I grew up as the eldest child of very young parents. Farming was my Dad’s profession, and I loved our farm life. I loved being around animals, having kittens to tame, and being in the barn at milking time. But it was a struggle for my Dad to earn a living on the farm and he sometimes had to hire help.

Danny was our hired man when I was around five years old. He was handsome and personable and paid attention to me. I didn’t know he was a parolee – that was how Dad was able to afford him. He began to pay attention to me, to joke and talk to me while he was working. I enjoyed the attention. I didn’t begin to feel uncomfortable around him until he started setting me on his lap and feeling around under my clothing. I had no knowledge of sex at that age but even to me, that did not seem right. And yet, he was there in the places that I loved to play and hang out.

I remember the day it all came to a head. He had suggested that we play farm and do what animals did. I didn’t know how to say no to a grown up. I also didn’t know what animals did, but it sounded dangerous to me. I kept walking around the granary trying to keep away from him. I knew that animals were usually hard to catch and that was how I intended to play the game.

My anxiety grew until I finally got out the door and ran to my Dad. He was standing at the farm gas pump, gassing up the tractor and I think I recall grabbing his leg and holding on. I don’t remember what I told him but it must have been sufficient for him to get the picture. The only other memory I have of that day is seeing a patrol car with lights flashing in our yard by the barn, from the safety of the house. There was no more Danny to worry about, and my world was safe once more. No words were ever spoken of this in my hearing. It became as though it had never happened. It was an incident.

Many years later while listening to another person’s story, and still feeling that it only happened to other people, the memory flashed into focus. It was a shock to realize that I had indeed been molested as a child. Having never processed it (and at four or five years old I’m not sure I could have processed it) I needed to know more. Who else had any memory of what had happened? Mom and Dad only knew their part of the incident and it was then that I found out about Danny being on parole. He should never have been around children.

I decided that the part of the story that I would make important, was the fact that I was believed and rescued, without hesitation. The rest of my childhood was happy. I was in church regularly with my family, taught about God’s love and made a decision to believe and follow Jesus at camp one year. I eventually went to a church university where I met my husband. We raised our family of two girls and were actively serving the Lord at every opportunity.

But lest you minimize the importance of one sexual incident, especially when it is the first exposure to sexual feelings, I will tell you that there was damage done. From that point on through the rest of my life the feelings of anxiety, confusion and dread have been linked with the feeling of sexual arousal. It was not that it was difficult to have a normal sexual relationship with my husband – I realized there was no need for negative feelings with him. The evil twist was that I had to imagine situations of anxiety, dread, being used, and coercion in order to be aroused. These imaginations were wrong and I knew that, but they were exciting and almost necessary in order to perform.

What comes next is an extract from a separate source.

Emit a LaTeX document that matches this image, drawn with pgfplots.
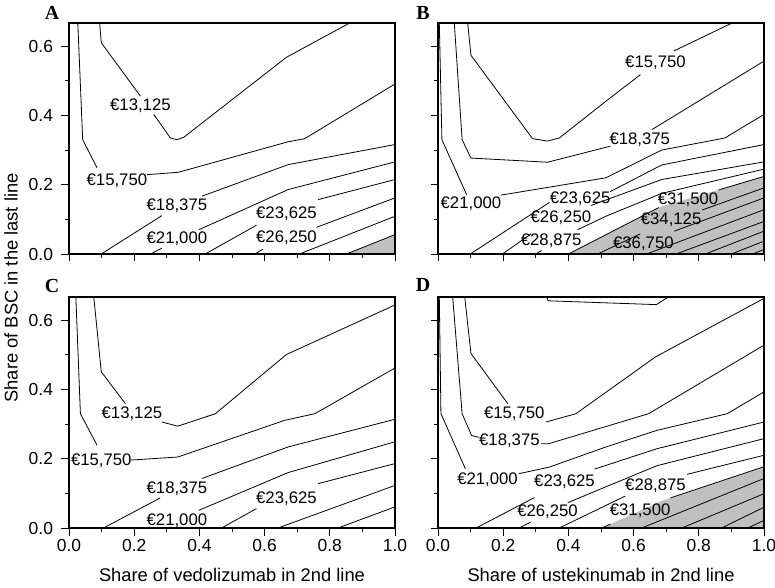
\documentclass[border=0pt]{standalone}
\usepackage{fontspec}
\setmainfont{Liberation Sans}
\newfontfamily\tnr{Liberation Serif}
\usepackage{pgfplots}
\pgfplotsset{compat=1.18}
\definecolor{shade}{RGB}{192,192,192}
\pgfplotsset{
 panel/.style={
  scale only axis, width=326bp, height=231bp,
  xmin=0, xmax=1, ymin=0, ymax=0.667,
  xtick={0,0.2,0.4,0.6,0.8,1.0},
  ytick={0,0.2,0.4,0.6},
  minor xtick={0.1,0.3,0.5,0.7,0.9},
  minor ytick={0.1,0.3,0.5},
  tick align=outside,
  xtick pos=bottom, ytick pos=left,
  major tick length=7.5bp, minor tick length=4bp,
  every tick/.style={black, line width=0.9bp},
  axis line style={line width=1.2bp},
  axis on top,
  /pgf/number format/fixed,
  /pgf/number format/fixed zerofill,
  /pgf/number format/precision=1,
  /pgf/number format/assume math mode=true,
  tick label style={font=\fontsize{17.5}{20}\selectfont},
  yticklabel style={xshift=-5bp},
  label style={font=\fontsize{18.4}{22}\selectfont},
 },
 cl/.style={black, line width=0.8bp, no markers},
}
\newcommand{\cl}[1]{\addplot[cl] coordinates {#1};}
\newcommand{\lab}[3]{\node[font=\fontsize{16.8}{19}\selectfont, inner sep=0pt] at (axis cs:#1,#2) {€#3};}
\begin{document}
\begin{tikzpicture}
\useasboundingbox (0,0) rectangle (775bp,588bp);
% ---------------- A
\begin{axis}[panel, at={(69bp,334bp)}, anchor=south west, xticklabels={},
  ylabel={Share of BSC in the last line},
  ylabel style={at={(axis description cs:-0.178,-0.147)}, anchor=center}]
\addplot[fill=shade, draw=none] coordinates {(0.851,0) (1,0.056)} \closedcycle;
\cl{(0.094,0.667)(0.099,0.610)(0.219,0.456)}
\cl{(0.260,0.403)(0.311,0.335)(0.331,0.330)(0.352,0.337)(0.667,0.568)(0.861,0.667)}
\cl{(0.027,0.667)(0.042,0.330)(0.086,0.249)}
\cl{(0.239,0.229)(0.336,0.236)(0.672,0.324)(0.723,0.333)(1.0,0.491)}
\cl{(0.099,0)(0.285,0.111)}
\cl{(0.408,0.167)(0.672,0.258)(1.0,0.316)}
\cl{(0.250,0)(0.285,0.017)}
\cl{(0.398,0.070)(0.672,0.186)(1.0,0.266)}
\cl{(0.418,0)(0.575,0.083)}
\cl{(0.764,0.157)(1.0,0.215)}
\cl{(0.570,0)(0.595,0.014)}
\cl{(0.759,0.077)(1.0,0.162)}
\cl{(0.707,0)(1.0,0.109)}
\cl{(0.851,0)(1.0,0.056)}
\lab{0.219}{0.427}{13,125}
\lab{0.147}{0.213}{15,750}
\lab{0.331}{0.138}{18,375}
\lab{0.331}{0.043}{21,000}
\lab{0.667}{0.116}{23,625}
\lab{0.667}{0.048}{26,250}
\end{axis}
% ---------------- B
\begin{axis}[panel, at={(438bp,334bp)}, anchor=south west, xticklabels={}, yticklabels={}]
\addplot[fill=shade, draw=none] coordinates {(0.40,0) (0.686,0.137) (1,0.224)} \closedcycle;
\cl{(0.091,0.667)(0.101,0.574)(0.290,0.333)(0.336,0.326)(0.372,0.335)(0.515,0.441)(0.621,0.518)}
\cl{(0.723,0.586)(0.902,0.667)}
\cl{(0.050,0.667)(0.074,0.330)(0.101,0.277)(0.336,0.265)(0.515,0.308)(0.529,0.311)}
\cl{(0.656,0.359)(1.0,0.557)}
\cl{(0.004,0.667)(0.012,0.330)(0.088,0.171)}
\cl{(0.193,0.170)(0.515,0.220)(0.686,0.300)(0.880,0.335)(1.0,0.403)}
\cl{(0.099,0)(0.342,0.149)}
\cl{(0.528,0.180)(0.686,0.257)(1,0.316)}
\cl{(0.198,0)(0.285,0.058)}
\cl{(0.469,0.140)(0.686,0.215)(1,0.266)}
\cl{(0.300,0)(0.318,0.010)}
\cl{(0.428,0.070)(0.515,0.109)(0.686,0.175)(1,0.245)}
\cl{(0.40,0)(0.677,0.134)}
\cl{(0.861,0.185)(1,0.224)}
\cl{(0.49,0)(0.62,0.058)}
\cl{(0.81,0.127)(1,0.191)}
\cl{(0.725,0.066)(1,0.162)}
\cl{(0.64,0)(1,0.128)}
\cl{(0.73,0)(1,0.094)}
\cl{(0.82,0)(1,0.066)}
\cl{(0.90,0)(1,0.037)}
\cl{(0.965,0)(1,0.013)}
\lab{0.667}{0.552}{15,750}
\lab{0.619}{0.330}{18,375}
\lab{0.101}{0.145}{21,000}
\lab{0.436}{0.159}{23,625}
\lab{0.377}{0.104}{26,250}
\lab{0.347}{0.039}{28,875}
\lab{0.767}{0.156}{31,500}
\lab{0.715}{0.098}{34,125}
\lab{0.630}{0.031}{36,750}
\end{axis}
% ---------------- C
\begin{axis}[panel, at={(69bp,60bp)}, anchor=south west,
  xlabel={Share of vedolizumab in 2nd line},
  xlabel style={at={(axis description cs:0.5,-0.2035)}, anchor=center}]
\cl{(0.076,0.667)(0.099,0.451)(0.173,0.359)}
\cl{(0.285,0.306)(0.334,0.294)(0.449,0.330)(0.667,0.501)(1.0,0.644)}
\cl{(0.021,0.667)(0.035,0.330)(0.086,0.239)}
\cl{(0.188,0.196)(0.334,0.205)(0.662,0.311)(0.754,0.330)(1.0,0.462)}
\cl{(0.106,0)(0.280,0.087)}
\cl{(0.408,0.143)(0.672,0.234)(1.0,0.314)}
\cl{(0.398,0.051)(0.672,0.160)(1.0,0.249)}
\cl{(0.468,0)(0.575,0.056)}
\cl{(0.764,0.128)(1.0,0.186)}
\cl{(0.641,0)(1.0,0.123)}
\cl{(0.825,0)(1.0,0.061)}
\lab{0.193}{0.329}{13,125}
\lab{0.099}{0.194}{15,750}
\lab{0.331}{0.112}{18,375}
\lab{0.331}{0.022}{21,000}
\lab{0.667}{0.085}{23,625}
\end{axis}
% ---------------- D
\begin{axis}[panel, at={(438bp,60bp)}, anchor=south west, yticklabels={},
  xlabel={Share of ustekinumab in 2nd line},
  xlabel style={at={(axis description cs:0.5,-0.2035)}, anchor=center}]
\addplot[fill=shade, draw=none] coordinates {(0.502,0) (0.686,0.078) (1,0.177)} \closedcycle;
\cl{(0.333,0.667)(0.338,0.656)(0.670,0.645)(0.706,0.667)}
\cl{(0.082,0.667)(0.101,0.504)(0.214,0.359)}
\cl{(0.331,0.306)(0.423,0.330)(0.667,0.494)(1,0.663)}
\cl{(0.045,0.667)(0.074,0.330)(0.103,0.267)(0.125,0.262)}
\cl{(0.316,0.243)(0.338,0.243)(0.646,0.330)(1,0.528)}
\cl{(0.004,0.667)(0.009,0.330)(0.084,0.171)}
\cl{(0.249,0.157)(0.342,0.176)(0.515,0.234)(0.672,0.282)(0.887,0.330)(1,0.393)}
\cl{(0.117,0)(0.296,0.088)}
\cl{(0.480,0.170)(0.672,0.229)(1,0.306)}
\cl{(0.249,0)(0.284,0.017)}
\cl{(0.398,0.073)(0.515,0.119)(0.672,0.180)(1,0.258)}
\cl{(0.372,0)(0.574,0.092)}
\cl{(0.764,0.155)(1,0.210)}
\cl{(0.502,0)(0.529,0.011)}
\cl{(0.713,0.087)(1,0.177)}
\cl{(0.625,0)(1,0.143)}
\cl{(0.748,0)(1,0.099)}
\cl{(0.870,0)(1,0.060)}
\cl{(0.950,0)(1,0.022)}
\lab{0.234}{0.330}{15,750}
\lab{0.219}{0.253}{18,375}
\lab{0.152}{0.138}{21,000}
\lab{0.388}{0.135}{23,625}
\lab{0.336}{0.046}{26,250}
\lab{0.667}{0.123}{28,875}
\lab{0.620}{0.051}{31,500}
\end{axis}
\node[font=\tnr\bfseries\fontsize{20}{22}\selectfont] at (52bp,575bp) {A};
\node[font=\tnr\bfseries\fontsize{20}{22}\selectfont] at (423bp,575bp) {B};
\node[font=\tnr\bfseries\fontsize{20}{22}\selectfont] at (52bp,302bp) {C};
\node[font=\tnr\bfseries\fontsize{20}{22}\selectfont] at (423bp,303bp) {D};
\end{tikzpicture}
\end{document}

What had been stolen from me was the goodness and freedom of sex with a loving, committed partner. I see this same sad thing happening in our culture today. Stories of sexual abuse and violence are mainstream entertainment. Many in our culture, men and women, clamour “me too” at the same time as they consume a steady diet of literature and media that wallows in sexual perversion and objectification of individuals. It would be very hard for a young person to escape being influenced by this contamination of what God intended to be a pure and holy relationship. It is sad, and needs to be redeemed. It’s one more example of why we need saving. Yes, we do.